====== Exercise materials ======

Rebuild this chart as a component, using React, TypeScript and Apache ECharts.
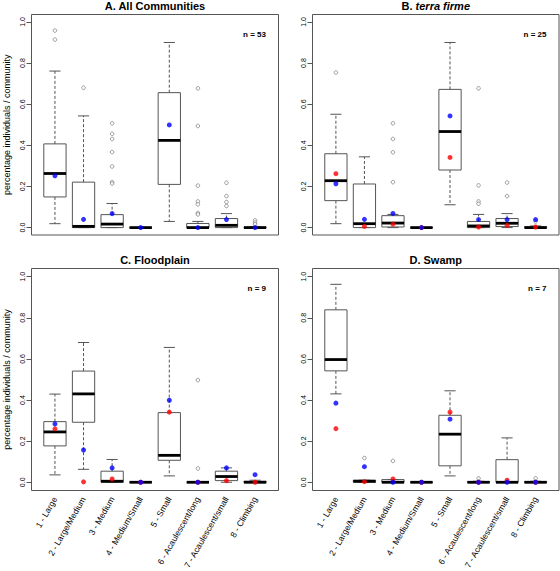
import React, { useEffect, useRef } from "react";
import * as echarts from "echarts";

// ---------- data ----------
const categories = [
  "1 - Large",
  "2 - Large/Medium",
  "3 - Medium",
  "4 - Medium/Small",
  "5 - Small",
  "6 - Acaulescent/long",
  "7 - Acaulescent/small",
  "8 - Climbing",
];

const panelTitles = ["A. All Communities", "B. terra firme", "C. Floodplain", "D. Swamp"];
const nLabels = ["n = 53", "n = 25", "n = 9", "n = 7"];
const yTickLabels = ["0.0", "0.2", "0.4", "0.6", "0.8", "1.0"];
const yAxisTitle = "percentage individuals / community";

// box stats per category: [lower whisker, Q1, median, Q3, upper whisker]
const boxA = [
  [0.019, 0.149, 0.263, 0.407, 0.761],
  [0, 0, 0.006, 0.221, 0.543],
  [0, 0, 0.017, 0.063, 0.117],
  [0, 0, 0, 0, 0],
  [0.03, 0.21, 0.424, 0.656, 0.9],
  [0, 0, 0, 0.02, 0.03],
  [0, 0, 0.011, 0.044, 0.068],
  [0, 0, 0, 0.002, 0.004],
];
const boxB = [
  [0.019, 0.131, 0.228, 0.359, 0.551],
  [0, 0, 0.019, 0.212, 0.344],
  [0, 0.003, 0.022, 0.058, 0.064],
  [0, 0, 0, 0, 0],
  [0.111, 0.28, 0.467, 0.672, 0.9],
  [0, 0, 0.008, 0.03, 0.064],
  [0, 0.005, 0.021, 0.044, 0.068],
  [0, 0, 0, 0.004, 0.008],
];
const boxC = [
  [0.036, 0.177, 0.245, 0.295, 0.429],
  [0.063, 0.292, 0.43, 0.541, 0.68],
  [0, 0, 0.005, 0.054, 0.111],
  [0, 0, 0, 0, 0],
  [0.031, 0.107, 0.131, 0.339, 0.656],
  [0, 0, 0, 0, 0],
  [0, 0.008, 0.028, 0.054, 0.07],
  [0, 0, 0, 0.005, 0.01],
];
const boxD = [
  [0.43, 0.542, 0.597, 0.839, 0.963],
  [0, 0, 0.005, 0.01, 0.01],
  [0, 0, 0, 0.013, 0.013],
  [0, 0, 0, 0, 0],
  [0.031, 0.08, 0.234, 0.326, 0.445],
  [0, 0, 0, 0.003, 0.005],
  [0, 0, 0, 0.11, 0.216],
  [0, 0, 0, 0.003, 0.005],
];

// outliers: [category number, value]
const outliersA = [
  [1, 0.914], [1, 0.958],
  [2, 0.68],
  [3, 0.507], [3, 0.456], [3, 0.431], [3, 0.367], [3, 0.297], [3, 0.221], [3, 0.214],
  [6, 0.677], [6, 0.494], [6, 0.204], [6, 0.127], [6, 0.113], [6, 0.071], [6, 0.064],
  [7, 0.218], [7, 0.153], [7, 0.124], [7, 0.105],
  [8, 0.035], [8, 0.024], [8, 0.016],
];
const outliersB = [
  [1, 0.754],
  [3, 0.507], [3, 0.431], [3, 0.366], [3, 0.221],
  [6, 0.677], [6, 0.205], [6, 0.127], [6, 0.116],
  [7, 0.219], [7, 0.153],
  [8, 0.03],
];
const outliersC = [
  [6, 0.497], [6, 0.067],
];
const outliersD = [
  [2, 0.118], [3, 0.104], [6, 0.019], [8, 0.019],
];

// blue and red points per category
const blueA = [0.252, 0.04, 0.068, 0, 0.499, 0, 0.039, 0];
const redA: number[] = [];
const blueB = [0.213, 0.04, 0.069, 0, 0.543, 0.039, 0.039, 0.039];
const redB = [0.262, 0.006, 0.017, 0, 0.341, 0.003, 0.011, 0.003];
const blueC = [0.284, 0.157, 0.07, 0, 0.399, 0, 0.07, 0.037];
const redC = [0.26, 0.002, 0.016, 0, 0.341, 0, 0.008, 0];
const blueD = [0.385, 0.076, 0, 0, 0.307, 0, 0, 0];
const redD = [0.261, 0.003, 0.016, 0, 0.341, 0, 0.01, 0];

// ---------- layout ----------
const FONT = "Liberation Sans, Arial, Helvetica, sans-serif";
const X_MIN = 0.18;
const X_MAX = 8.82;

const layouts = [
  { left: 31.5, top: 14.5, width: 247, height: 220.5, yMin: -0.036, yMax: 1.036, yTitle: true, xLabels: false },
  { left: 312.5, top: 14.5, width: 246.5, height: 220.5, yMin: -0.036, yMax: 1.036, yTitle: false, xLabels: false },
  { left: 31.5, top: 268.5, width: 247, height: 222, yMin: -0.04, yMax: 1.04, yTitle: true, xLabels: true },
  { left: 312.5, top: 268.5, width: 246.5, height: 222, yMin: -0.04, yMax: 1.04, yTitle: false, xLabels: true },
];

const panelData = [
  { box: boxA, out: outliersA, blue: blueA, red: redA },
  { box: boxB, out: outliersB, blue: blueB, red: redB },
  { box: boxC, out: outliersC, blue: blueC, red: redC },
  { box: boxD, out: outliersD, blue: blueD, red: redD },
];

function buildOption() {
  const grid: any[] = [];
  const xAxis: any[] = [];
  const yAxis: any[] = [];
  const series: any[] = [];
  const graphic: any[] = [];

  layouts.forEach((L, p) => {
    const D = panelData[p];
    // data grid
    const gi = grid.length;
    grid.push({
      left: L.left,
      top: L.top,
      width: L.width,
      height: L.height,
      show: true,
      borderColor: "#555",
      borderWidth: 1,
      backgroundColor: "transparent",
      containLabel: false,
      outerBoundsMode: "none",
    });
    const xi = xAxis.length;
    xAxis.push({ type: "value", gridIndex: gi, min: X_MIN, max: X_MAX, show: false });
    const yi = yAxis.length;
    yAxis.push({ type: "value", gridIndex: gi, min: L.yMin, max: L.yMax, show: false });

    // y label grid spanning 0..1
    const pxPerUnit = L.height / (L.yMax - L.yMin);
    const y1 = L.top + (L.yMax - 1) * pxPerUnit;
    const lg = grid.length;
    grid.push({
      left: L.left,
      top: y1,
      width: L.width,
      height: pxPerUnit,
      show: false,
      containLabel: false,
      outerBoundsMode: "none",
    });
    xAxis.push({ type: "value", gridIndex: lg, min: 0, max: 1, show: false });
    yAxis.push({
      type: "value",
      gridIndex: lg,
      min: 0,
      max: 1,
      interval: 0.2,
      axisLine: { show: false },
      splitLine: { show: false },
      axisTick: { show: true, length: 5, lineStyle: { color: "#555", width: 1 } },
      axisLabel: {
        rotate: 90,
        margin: 6,
        fontSize: 7,
        fontFamily: FONT,
        color: "#000",
        formatter: (v: number) => yTickLabels[Math.round(v * 5)] ?? "",
      },
      name: L.yTitle ? yAxisTitle : "",
      nameLocation: "middle",
      nameRotate: 90,
      nameGap: 20,
      nameTextStyle: { fontSize: 9, fontFamily: FONT, color: "#000" },
    });

    // x label grid (categories)
    if (L.xLabels) {
      const u = L.width / (X_MAX - X_MIN);
      const xg = grid.length;
      grid.push({
        left: L.left + (0.5 - X_MIN) * u,
        width: 8 * u,
        top: L.top + L.height - 1,
        height: 1,
        show: false,
        containLabel: false,
        outerBoundsMode: "none",
      });
      xAxis.push({
        type: "category",
        gridIndex: xg,
        data: categories,
        axisLine: { show: false },
        axisTick: { show: false },
        axisLabel: {
          interval: 0,
          rotate: 60,
          margin: 7,
          fontSize: 8.5,
          fontFamily: FONT,
          color: "#000",
          hideOverlap: false,
        },
      });
      yAxis.push({ type: "value", gridIndex: xg, show: false });
    }

    // boxes
    series.push({
      type: "custom",
      xAxisIndex: xi,
      yAxisIndex: yi,
      data: D.box.map((b, i) => [i + 1, ...b]),
      encode: { x: 0, y: [1, 2, 3, 4, 5] },
      clip: false,
      renderItem: (params: any, api: any) => {
        const x = api.value(0);
        const lo = api.value(1);
        const q1 = api.value(2);
        const med = api.value(3);
        const q3 = api.value(4);
        const hi = api.value(5);
        const hw = api.size([0.39, 0])[0];
        const cx = api.coord([x, 0])[0];
        const yy = (v: number) => api.coord([x, v])[1];
        const gray = "#555";
        const children: any[] = [
          {
            type: "line",
            shape: { x1: cx, y1: yy(q3), x2: cx, y2: yy(hi) },
            style: { stroke: gray, lineWidth: 1, lineDash: [3, 2] },
          },
          {
            type: "line",
            shape: { x1: cx, y1: yy(q1), x2: cx, y2: yy(lo) },
            style: { stroke: gray, lineWidth: 1, lineDash: [3, 2] },
          },
          {
            type: "line",
            shape: { x1: cx - hw / 2, y1: yy(hi), x2: cx + hw / 2, y2: yy(hi) },
            style: { stroke: gray, lineWidth: 1 },
          },
          {
            type: "line",
            shape: { x1: cx - hw / 2, y1: yy(lo), x2: cx + hw / 2, y2: yy(lo) },
            style: { stroke: gray, lineWidth: 1 },
          },
          {
            type: "rect",
            shape: { x: cx - hw, y: yy(q3), width: 2 * hw, height: yy(q1) - yy(q3) },
            style: { fill: "transparent", stroke: gray, lineWidth: 1 },
          },
          {
            type: "line",
            shape: { x1: cx - hw, y1: yy(med), x2: cx + hw, y2: yy(med) },
            style: { stroke: "#000", lineWidth: 2.8 },
          },
        ];
        return { type: "group", children };
      },
    });

    // outliers
    series.push({
      type: "scatter",
      xAxisIndex: xi,
      yAxisIndex: yi,
      data: D.out,
      symbol: "circle",
      symbolSize: 3.6,
      itemStyle: { color: "#fff", borderColor: "#555", borderWidth: 0.7 },
    });
    // red points
    if (D.red.length) {
      series.push({
        type: "scatter",
        xAxisIndex: xi,
        yAxisIndex: yi,
        data: D.red.map((v, i) => [i + 1, v]),
        symbol: "circle",
        symbolSize: 5,
        itemStyle: { color: "#ff0000" },
      });
    }
    // blue points
    series.push({
      type: "scatter",
      xAxisIndex: xi,
      yAxisIndex: yi,
      data: D.blue.map((v, i) => [i + 1, v]),
      symbol: "circle",
      symbolSize: 5,
      itemStyle: { color: "#0000ff" },
    });

    // titles and n labels
    const cxTitle = L.left + L.width / 2;
    const titleY = L.top - 9;
    if (p === 1) {
      const parts = panelTitles[1].split(". ");
      graphic.push({
        type: "text",
        x: cxTitle,
        y: titleY,
        style: {
          text: `{a|${parts[0]}. }{b|${parts[1]}}`,
          align: "center",
          verticalAlign: "middle",
          rich: {
            a: { fontSize: 11, fontWeight: "bold", fontFamily: FONT, fill: "#000" },
            b: { fontSize: 11, fontWeight: "bold", fontStyle: "italic", fontFamily: FONT, fill: "#000" },
          },
        },
      });
    } else {
      graphic.push({
        type: "text",
        x: cxTitle,
        y: titleY,
        style: {
          text: panelTitles[p],
          align: "center",
          verticalAlign: "middle",
          font: `bold 11px ${FONT}`,
          fill: "#000",
        },
      });
    }
    graphic.push({
      type: "text",
      x: L.left + L.width - 12.5,
      y: L.top + 20,
      style: {
        text: nLabels[p],
        align: "right",
        verticalAlign: "middle",
        font: `bold 8px ${FONT}`,
        fill: "#000",
      },
    });
  });

  return {
    animation: false,
    backgroundColor: "#fff",
    grid,
    xAxis,
    yAxis,
    series,
    graphic,
  };
}

export default function App() {
  const ref = useRef<HTMLDivElement>(null);
  useEffect(() => {
    if (!ref.current) return;
    const chart = echarts.init(ref.current, undefined, { renderer: "svg" });
    chart.setOption(buildOption() as any);
    return () => chart.dispose();
  }, []);
  return (
    <div
      ref={ref}
      style={{ position: "fixed", left: 0, top: 0, width: 560, height: 571 }}
    />
  );
}
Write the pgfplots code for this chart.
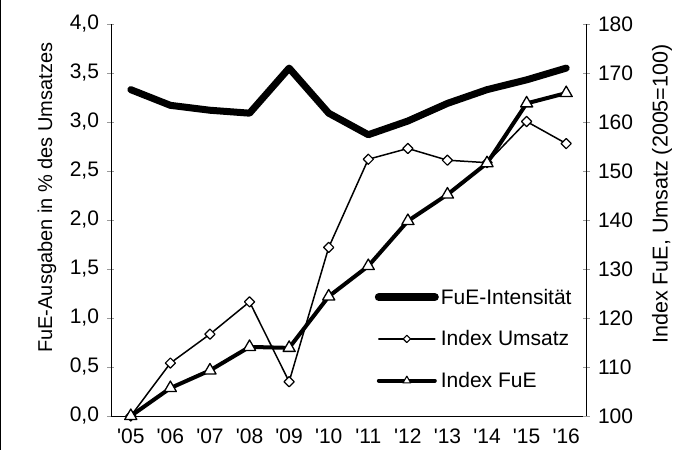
\documentclass[border=0pt]{standalone}
\usepackage{fontspec}
\setmainfont{Liberation Sans}
\usepackage{pgfplots}
\usepackage{pgfplotstable}
\pgfplotsset{compat=1.18}

% x = year index ('05 = 0), int = FuE-Intensitaet (%), umsatz/fue = Index (2005=100)
\pgfplotstableread{
x int umsatz fue
0 3.33 100.0 100.0
1 3.17 110.8 105.7
2 3.12 116.7 109.3
3 3.09 123.3 114.1
4 3.55 107.0 113.9
5 3.09 134.4 124.4
6 2.87 152.4 130.6
7 3.01 154.6 139.8
8 3.19 152.2 145.2
9 3.33 151.7 151.6
10 3.43 160.1 163.8
11 3.55 155.6 165.9
}\data

\pgfplotsset{
  base/.style={
    scale only axis, width=475pt, height=392pt,
    at={(0pt,0pt)}, anchor=south west,
    xmin=-0.5, xmax=11.5,
    font=\fontsize{20}{24}\selectfont,
    tick label style={font=\fontsize{21}{25}\selectfont},
    tick align=outside,
    major tick length=7pt,
    every tick/.style={gray!80, line width=0.8pt},
    /pgf/number format/assume math mode=true,
    clip=false,
  },
  lineplot/.style={black, line join=round, line cap=round},
}

\begin{document}
\begin{tikzpicture}
\path[use as bounding box] (-111pt,-34pt) rectangle (575pt,416pt);
\draw[black, line width=1.5pt] (-110.25pt,-34pt) -- (-110.25pt,416pt);

\begin{axis}[base,
  axis y line=left, axis x line=bottom,
  axis line style={-, black, line width=0.9pt},
  ymin=0, ymax=4,
  ytick={0,0.5,1,1.5,2,2.5,3,3.5,4},
  yticklabel style={xshift=-5pt, /pgf/number format/.cd, fixed, fixed zerofill, precision=1, use comma},
  xtick={0,...,11},
  xticklabels={\textquotesingle05,\textquotesingle06,\textquotesingle07,\textquotesingle08,\textquotesingle09,\textquotesingle10,\textquotesingle11,\textquotesingle12,\textquotesingle13,\textquotesingle14,\textquotesingle15,\textquotesingle16},
  xticklabel style={yshift=-6pt},
  x tick style={draw=none},
  ylabel={FuE-Ausgaben in \% des Umsatzes},
  every axis y label/.style={at={(axis description cs:-0.135,0.557)}, anchor=center, rotate=90,
    font=\fontsize{20}{24}\selectfont},
]
\addplot[lineplot, line width=7pt] table[x=x, y=int] {\data};
\end{axis}

\begin{axis}[base,
  axis y line=right, axis x line=none,
  axis line style={-, black, line width=0.9pt},
  ymin=100, ymax=180,
  ytick={100,110,...,180},
  yticklabel style={xshift=5pt},
  xtick=\empty,
  ylabel={Index FuE, Umsatz (2005=100)},
  every axis y label/.style={at={(axis description cs:1.16,0.566)}, anchor=center, rotate=90,
    font=\fontsize{21.5}{25}\selectfont},
  legend image code/.code={\draw[mark repeat=2,mark phase=2,#1] plot coordinates {(0pt,0pt) (28pt,0pt) (56pt,0pt)};},
  legend style={draw=none, fill=none, inner sep=0pt, row sep=21pt,
    at={(axis description cs:0.555,0.33)}, anchor=north west,
    font=\fontsize{21}{25}\selectfont},
  legend cell align=left,
]
\addplot[lineplot, line width=1.5pt, forget plot,
  mark=square*, mark size=3.6pt,
  mark options={rotate=45, fill=white, line width=1.2pt, solid}]
  table[x=x, y=umsatz] {\data};
\addplot[lineplot, line width=4pt, forget plot,
  mark=triangle*, mark size=7pt,
  mark options={fill=white, line width=1.3pt, solid}]
  table[x=x, y=fue] {\data};

\addlegendimage{lineplot, line width=8pt}
\addlegendentry{FuE-Intensität}
\addlegendimage{lineplot, line width=1.5pt, mark=square*, mark size=2.6pt,
  mark options={rotate=45, fill=white, line width=1.1pt}}
\addlegendentry{Index Umsatz}
\addlegendimage{lineplot, line width=4pt, mark=triangle*, mark size=4.5pt,
  mark options={fill=white, line width=1.1pt}}
\addlegendentry{Index FuE}
\end{axis}
\end{tikzpicture}
\end{document}
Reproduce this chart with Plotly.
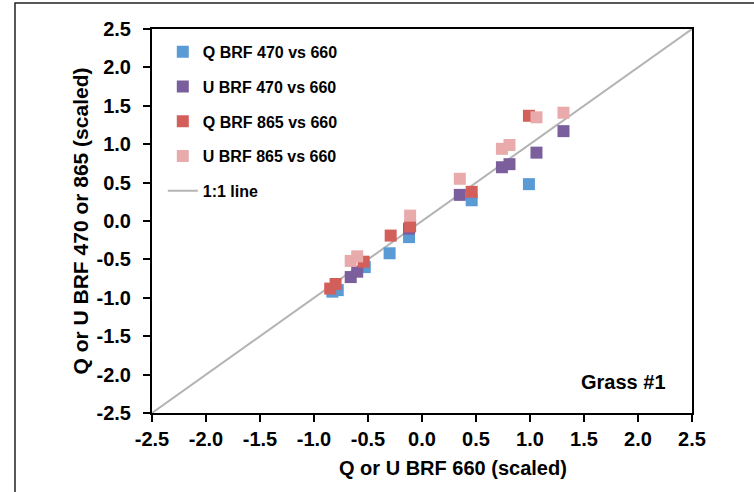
import plotly.graph_objects as go

# ---- data ----
q470_x = [-0.83, -0.78, -0.53, -0.30, -0.12, 0.46, 0.99]
q470_y = [-0.92, -0.90, -0.60, -0.42, -0.21, 0.27, 0.48]

u470_x = [-0.66, -0.60, -0.12, 0.35, 0.74, 0.81, 1.06, 1.31]
u470_y = [-0.73, -0.66, -0.10, 0.34, 0.70, 0.74, 0.89, 1.17]

q865_x = [-0.85, -0.80, -0.54, -0.29, -0.11, 0.46, 0.99]
q865_y = [-0.88, -0.82, -0.53, -0.19, -0.07, 0.38, 1.37]

u865_x = [-0.66, -0.60, -0.11, 0.35, 0.74, 0.81, 1.06, 1.31]
u865_y = [-0.52, -0.46, 0.07, 0.55, 0.94, 0.99, 1.35, 1.41]

line_x = [-2.5, 2.5]
line_y = [-2.5, 2.5]

tick_vals = [-2.5, -2.0, -1.5, -1.0, -0.5, 0.0, 0.5, 1.0, 1.5, 2.0, 2.5]
tick_text = ["-2.5", "-2.0", "-1.5", "-1.0", "-0.5", "0.0", "0.5", "1.0", "1.5", "2.0", "2.5"]

series = [
    ("Q BRF 470 vs 660", q470_x, q470_y, "#5B9BD5"),
    ("U BRF 470 vs 660", u470_x, u470_y, "#7B5F9C"),
    ("Q BRF 865 vs 660", q865_x, q865_y, "#D35F5B"),
    ("U BRF 865 vs 660", u865_x, u865_y, "#E8AAAA"),
]

FONT = "Liberation Sans, Arial, sans-serif"

fig = go.Figure()
fig.add_trace(go.Scatter(x=line_x, y=line_y, mode="lines", name="1:1 line",
                         line=dict(color="#B4B4B4", width=2), legendrank=5,
                         legendgroup="g5"))
for i, (name, xs, ys, col) in enumerate(series):
    fig.add_trace(go.Scatter(x=xs, y=ys, mode="markers", name=name,
                             marker=dict(symbol="square", size=12, color=col,
                                         line=dict(width=0)),
                             legendrank=i + 1, legendgroup="g%d" % i))

# plot-area pixel geometry
L, R, T, B = 152, 692, 29, 413
W, H = 754, 492
def px(xp):
    return (xp - L) / (R - L)
def py(yp):
    return (B - yp) / (B - T)

fig.add_shape(type="rect", xref="paper", yref="paper",
              x0=px(15), x1=px(770), y0=py(510), y1=py(3),
              line=dict(color="#222222", width=1.5), fillcolor="rgba(0,0,0,0)",
              layer="below")

fig.add_annotation(x=px(668), y=py(382), xref="paper", yref="paper",
                   text="<b>Grass #1</b>",
                   showarrow=False, xanchor="right", yanchor="middle",
                   font=dict(family=FONT, size=20, color="#000000"))

# x-axis title (offset to the right, as in the reference)
fig.add_annotation(x=px(453), y=py(468), xref="paper", yref="paper",
                   text="<b>Q or U BRF 660 (scaled)</b>",
                   showarrow=False, xanchor="center", yanchor="middle",
                   font=dict(family=FONT, size=20, color="#000000"))

axis_common = dict(range=[-2.5, 2.5], tickvals=tick_vals, ticktext=tick_text,
                   showgrid=False, zeroline=False, showline=True, mirror=True,
                   linecolor="#000000", linewidth=2, ticks="outside", ticklen=7,
                   tickwidth=1.5, tickcolor="#000000",
                   tickfont=dict(family=FONT, size=20, color="#000000", weight="bold"))

fig.update_layout(
    width=W, height=H,
    margin=dict(l=L, r=W - R, t=T, b=H - B, pad=0),
    paper_bgcolor="white", plot_bgcolor="white",
    showlegend=True,
    legend=dict(x=0.02, y=0.985, xanchor="left", yanchor="top",
                font=dict(family=FONT, size=16, color="#000000", weight="bold"),
                bgcolor="rgba(0,0,0,0)", tracegroupgap=11, itemwidth=30),
    xaxis=dict(**axis_common, ticklabelstandoff=0),
    yaxis=dict(**axis_common, ticklabelstandoff=8,
               title=dict(text="<b>Q or U BRF 470 or 865 (scaled)</b>", standoff=2,
                          font=dict(family=FONT, size=21, color="#000000"))),
)

fig.write_html("out.html")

======

# [Work to be completed]
In the listing above, find the line with "Reproduce this chart with Plotly." and the line with "u470_y = [-0.73, -0.66, -0.10, 0.34, 0.70, 0.74, 0.89, 1.17]". Set down both and every line between them, minus the pictures.

# [Expected output]
Reproduce this chart with Plotly.
import plotly.graph_objects as go

# ---- data ----
q470_x = [-0.83, -0.78, -0.53, -0.30, -0.12, 0.46, 0.99]
q470_y = [-0.92, -0.90, -0.60, -0.42, -0.21, 0.27, 0.48]

u470_x = [-0.66, -0.60, -0.12, 0.35, 0.74, 0.81, 1.06, 1.31]
u470_y = [-0.73, -0.66, -0.10, 0.34, 0.70, 0.74, 0.89, 1.17]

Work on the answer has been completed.